GoDaddy, the domain registration and management giant, is now migrating their majority of their infrastructure and data warehouse to AWS. GoDaddy group decided to go with AWS due to its deep experience in delivering a highly reliable global infrastructure, as well as an unmatched track record of technology innovation, to support their rapidly expanding business.
The Challenge
GoDaddy, with its web hosting and world’s largest domain name registration business manages over 57 million domains worldwide. It ingests on a daily basis over 20 terabytes of new, uncompressed data everything, from website traffic and usage metrics to server management and ecommerce statistics. All that data is used to configure products and provide client services to its 14.7 million customers which ranges from major corporations to small businesses. This data comes from many known and unknown sources with highly varied formats and disparate meanings and uses. There are conflicts and inconsistent or contradictory phenomena among data from different sources. In the case of small data volume, the data can be checked by a manual search or programming, even by ETL (Extract, Transform, Load) or ELT (Extract, Load, Transform). However, these methods are useless when processing such huge data volume. This is a great challenge to the existing techniques of data processing quality.
Why Amazon Web Services
Building a data lake in the cloud eliminates the costs and hassle of managing the necessary infrastructure required in an on-premises data center. That’s why VirtueTech recommended GoDaddy to go with AWS Cloud, as it offers even more benefits by virtue of their broad portfolio of services that offer options for building a data lake as well as maintaining the quality of data. That includes Amazon Simple Storage Service (Amazon S3) for storing data in any format, securely, and at massive scale. Deequ, which is used internally at amazon, can be used to define and verify data quality constraints, and be informed about the changes in data distribution.

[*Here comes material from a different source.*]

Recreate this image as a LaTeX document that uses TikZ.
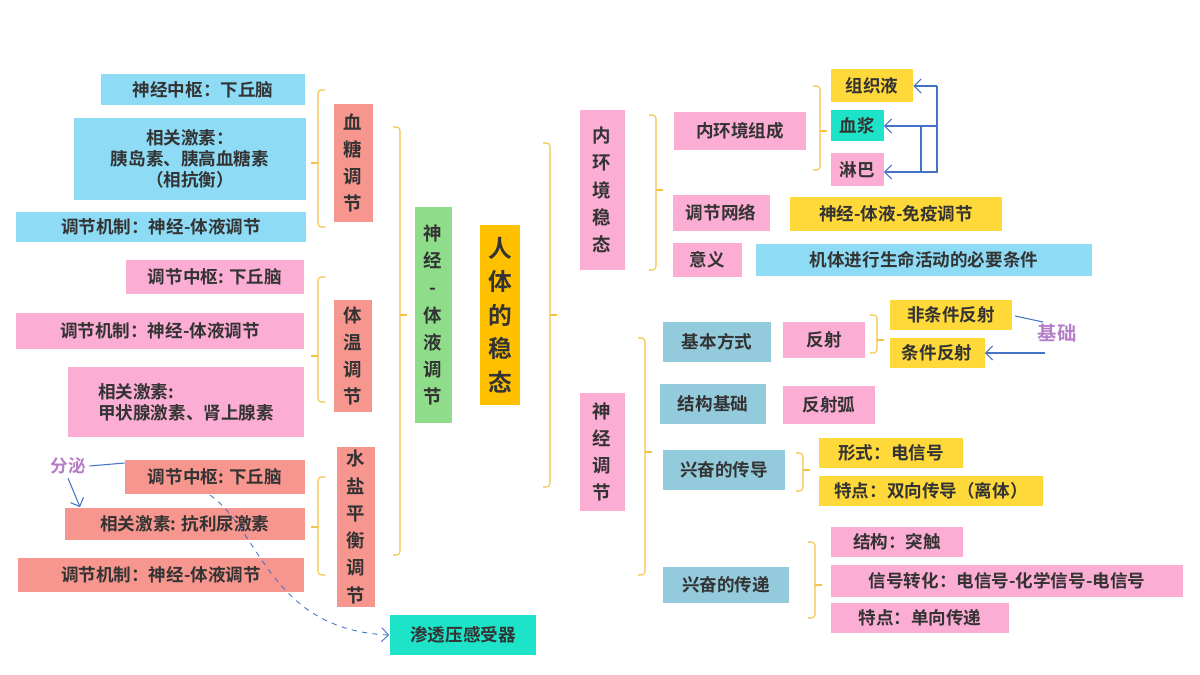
\documentclass[tikz,border=0pt]{standalone}
\usepackage{fontspec}
\setmainfont{Noto Sans CJK SC}[BoldFont={Noto Sans CJK SC Bold}]
\usetikzlibrary{arrows.meta}
\definecolor{cpink}{HTML}{FBADD3}
\definecolor{csalmon}{HTML}{F7968E}
\definecolor{cblue}{HTML}{8EDBF6}
\definecolor{cyellow}{HTML}{FFD83A}
\definecolor{cgreen}{HTML}{8FDC8A}
\definecolor{corange}{HTML}{FFC000}
\definecolor{cteal}{HTML}{1DE3C9}
\definecolor{csteel}{HTML}{93CBDD}
\definecolor{cbrace}{HTML}{F5C242}
\definecolor{carrow}{HTML}{4472C4}
\definecolor{cpurple}{HTML}{B57CC8}
\tikzstyle{box}=[inner sep=2pt,font=\fontsize{10}{12}\selectfont\bfseries,text=black!80]
\tikzstyle{vbox}=[box,align=center,font=\fontsize{10.5}{15.5}\selectfont\bfseries]
\tikzstyle{brace}=[draw=cbrace,line width=0.6pt,rounded corners=2pt]
\tikzstyle{line}=[draw=carrow,line width=0.6pt,-{Straight Barb[length=4pt]}]
\newcommand{\brkR}[4]{\draw[brace] (#1+7,#2) -- (#1,#2) -- (#1,#3) -- (#1+7,#3); \draw[brace] (#1,#4) -- (#1-7,#4);}
\newcommand{\brkL}[4]{\draw[brace] (#1-7,#2) -- (#1,#2) -- (#1,#3) -- (#1-7,#3); \draw[brace] (#1,#4) -- (#1+7,#4);}
\begin{document}
\begin{tikzpicture}[x=0.02cm,y=-0.02cm]
  \useasboundingbox (0,0) rectangle (1200,675);
  % centre
  \node[vbox,fill=corange,minimum width=0.8cm,minimum height=3.6cm,font=\fontsize{13.5}{19}\selectfont\bfseries] (body) at (500,315) {人\\体\\的\\稳\\态};
  \node[vbox,fill=cgreen,minimum width=0.74cm,minimum height=4.32cm] (humoral) at (433,315) {神\\经\\-\\体\\液\\调\\节};
  % left side
  \node[vbox,fill=csalmon,minimum width=0.78cm,minimum height=2.36cm] (sugar) at (353,163) {血\\糖\\调\\节};
  \node[vbox,fill=csalmon,minimum width=0.76cm,minimum height=2.24cm] (temp) at (353,356) {体\\温\\调\\节};
  \node[vbox,fill=csalmon,minimum width=0.76cm,minimum height=3.06cm] (water) at (356,527) {水\\盐\\平\\衡\\调\\节};
  \node[box,fill=cblue,minimum width=4.08cm,minimum height=0.62cm] (s1) at (203,90) {神经中枢：下丘脑};
  \node[box,fill=cblue,minimum width=4.66cm,minimum height=1.64cm,align=center] (s2) at (190,159) {相关激素：\\胰岛素、胰高血糖素\\（相抗衡）};
  \node[box,fill=cblue,minimum width=5.82cm,minimum height=0.6cm] (s3) at (161,227) {调节机制：神经-体液调节};
  \node[box,fill=cpink,minimum width=3.58cm,minimum height=0.7cm] (t1) at (215,277) {调节中枢: 下丘脑};
  \node[box,fill=cpink,minimum width=5.78cm,minimum height=0.72cm] (t2) at (160,331) {调节机制：神经-体液调节};
  \node[box,fill=cpink,minimum width=4.74cm,minimum height=1.4cm,align=left] (t3) at (186,402) {相关激素:\\甲状腺激素、肾上腺素};
  \node[box,fill=csalmon,minimum width=3.6cm,minimum height=0.7cm] (w1) at (215,477) {调节中枢: 下丘脑};
  \node[box,fill=csalmon,minimum width=4.8cm,minimum height=0.66cm] (w2) at (185,524) {相关激素: 抗利尿激素};
  \node[box,fill=csalmon,minimum width=5.74cm,minimum height=0.7cm] (w3) at (161,575) {调节机制：神经-体液调节};
  \node[box,fill=cteal,minimum width=2.94cm,minimum height=0.82cm] (osmo) at (463,635) {渗透压感受器};
  \node[box,text=cpurple] (secrete) at (68,466) {分泌};
  \draw[draw=carrow,line width=0.6pt] (w1.west |- 0,463) -- (secrete.east);
  \path[line] (secrete.south) -- (w2.north -| 80,0);
  \draw[draw=carrow,line width=0.5pt,dashed,-{Straight Barb[length=4pt]}] (210,495) .. controls (260,530) and (270,630) .. (osmo.west);
  \brkL{400}{127}{555}{315}
  \brkR{318}{90}{227}{163}
  \brkR{318}{277}{402}{356}
  \brkR{318}{477}{575}{527}
  % right side
  \node[vbox,fill=cpink,minimum width=0.9cm,minimum height=3.2cm] (inner) at (602,190) {内\\环\\境\\稳\\态};
  \node[vbox,fill=cpink,minimum width=0.9cm,minimum height=2.38cm] (nerve) at (602,452) {神\\经\\调\\节};
  \brkL{550}{143}{487}{315}
  \brkL{656}{115}{270}{190}
  \node[box,fill=cpink,minimum width=2.66cm,minimum height=0.76cm] (comp) at (740,131) {内环境组成};
  \node[box,fill=cpink,minimum width=1.94cm,minimum height=0.74cm] (net) at (721,213) {调节网络};
  \node[box,fill=cpink,minimum width=1.38cm,minimum height=0.7cm] (mean) at (707,260) {意义};
  \node[box,fill=cyellow,minimum width=1.64cm,minimum height=0.66cm] (tissue) at (872,86) {组织液};
  \node[box,fill=cteal,minimum width=1.06cm,minimum height=0.62cm] (plasma) at (857,126) {血浆};
  \node[box,fill=cpink,minimum width=1.06cm,minimum height=0.66cm] (lymph) at (857,170) {淋巴};
  \node[box,fill=cyellow,minimum width=4.24cm,minimum height=0.68cm] (immune) at (896,214) {神经-体液-免疫调节};
  \node[box,fill=cblue,minimum width=6.72cm,minimum height=0.66cm] (cond) at (924,260) {机体进行生命活动的必要条件};
  \brkL{820}{86}{170}{131}
  \draw[draw=carrow,line width=0.6pt] (937,86) -- (937,172) -- (921,172);
  \draw[draw=carrow,line width=0.6pt] (921,126) -- (921,172);
  \path[line] (937,86) -- (tissue.east);
  \path[line] (937,126) -- (plasma.east);
  \path[line] (921,172) -- (lymph.east |- 0,172);
  \node[box,fill=csteel,minimum width=2.18cm,minimum height=0.8cm] (mode) at (717,342) {基本方式};
  \node[box,fill=csteel,minimum width=2.14cm,minimum height=0.8cm] (struct) at (713,404) {结构基础};
  \node[box,fill=csteel,minimum width=2.46cm,minimum height=0.8cm] (conduct) at (724,470) {兴奋的传导};
  \node[box,fill=csteel,minimum width=2.52cm,minimum height=0.74cm] (transfer) at (726,585) {兴奋的传递};
  \brkL{645}{338}{575}{452}
  \node[box,fill=cpink,minimum width=1.64cm,minimum height=0.72cm] (reflex) at (824,340) {反射};
  \node[box,fill=cyellow,minimum width=2.44cm,minimum height=0.6cm] (uncond) at (951,315) {非条件反射};
  \node[box,fill=cyellow,minimum width=1.9cm,minimum height=0.6cm] (condref) at (937,353) {条件反射};
  \node[box,text=cpurple,font=\fontsize{11}{13}\selectfont\bfseries] (basis) at (1057,333) {基础};
  \draw[draw=carrow,line width=0.6pt] (1015,316) -- (1043,322);
  \path[line] (1045,353) -- (condref.east);
  \brkL{877}{315}{353}{340}
  \node[box,fill=cpink,minimum width=1.84cm,minimum height=0.76cm] (arc) at (829,405) {反射弧};
  \node[box,fill=cyellow,minimum width=2.9cm,minimum height=0.6cm] (form) at (891,453) {形式：电信号};
  \node[box,fill=cyellow,minimum width=4.48cm,minimum height=0.6cm] (feat1) at (931,491) {特点：双向传导（离体）};
  \brkL{803}{453}{491}{470}
  \node[box,fill=cpink,minimum width=2.66cm,minimum height=0.62cm] (syn) at (897,542) {结构：突触};
  \node[box,fill=cpink,minimum width=7.04cm,minimum height=0.64cm] (signal) at (1007,581) {信号转化：电信号-化学信号-电信号};
  \node[box,fill=cpink,minimum width=3.56cm,minimum height=0.6cm] (feat2) at (920,618) {特点：单向传递};
  \brkL{815}{542}{618}{585}
\end{tikzpicture}
\end{document}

Running Critical Applications on AWS
GoDaddy is evaluating Data Quality using PyDeequ, an open-source Python wrapper over Deequ (an open-source tool developed and used at Amazon) to make sure that the data used ultimately is relevant and trustworthy. PyDeequ uses Spark to read from sources such as Amazon Simple Storage Service (Amazon S3), and computes data quality metrics such as completeness, maximum, or correlation through an optimized set of aggregation queries. In addition to that, it also checks for constraints that are to be verified. It generates a data quality report, which contains the result of the constraint verification. PyDeequ can also analyze the whole dataset or only its part, and suggest you the validation constraints from there. In case of data quality failure, the downstream process is stopped and an email is sent to the producer team using Amazon Simple Email Service (SES). This report consists of an attachment notifying the team, what has failed, and why it failed.
GoDaddy PyDeque System Configuration Diagram
The Benefits
Improved data quality has led to better decision-making across the organization. Users can easily discover high-quality data in optimized formats, and teams are reporting reduced latency for their analytics results. Incomplete or inconsistent data takes significant amounts of time fixing that data to make it useable. This takes time away from other activities and means it takes longer to implement the insights the data uncovered. Quality data is also helping to keep your company’s various departments on the same page so that they can work together more effectively. This also led to increased profitability of the company, as business insights are now much more reliable and efficient.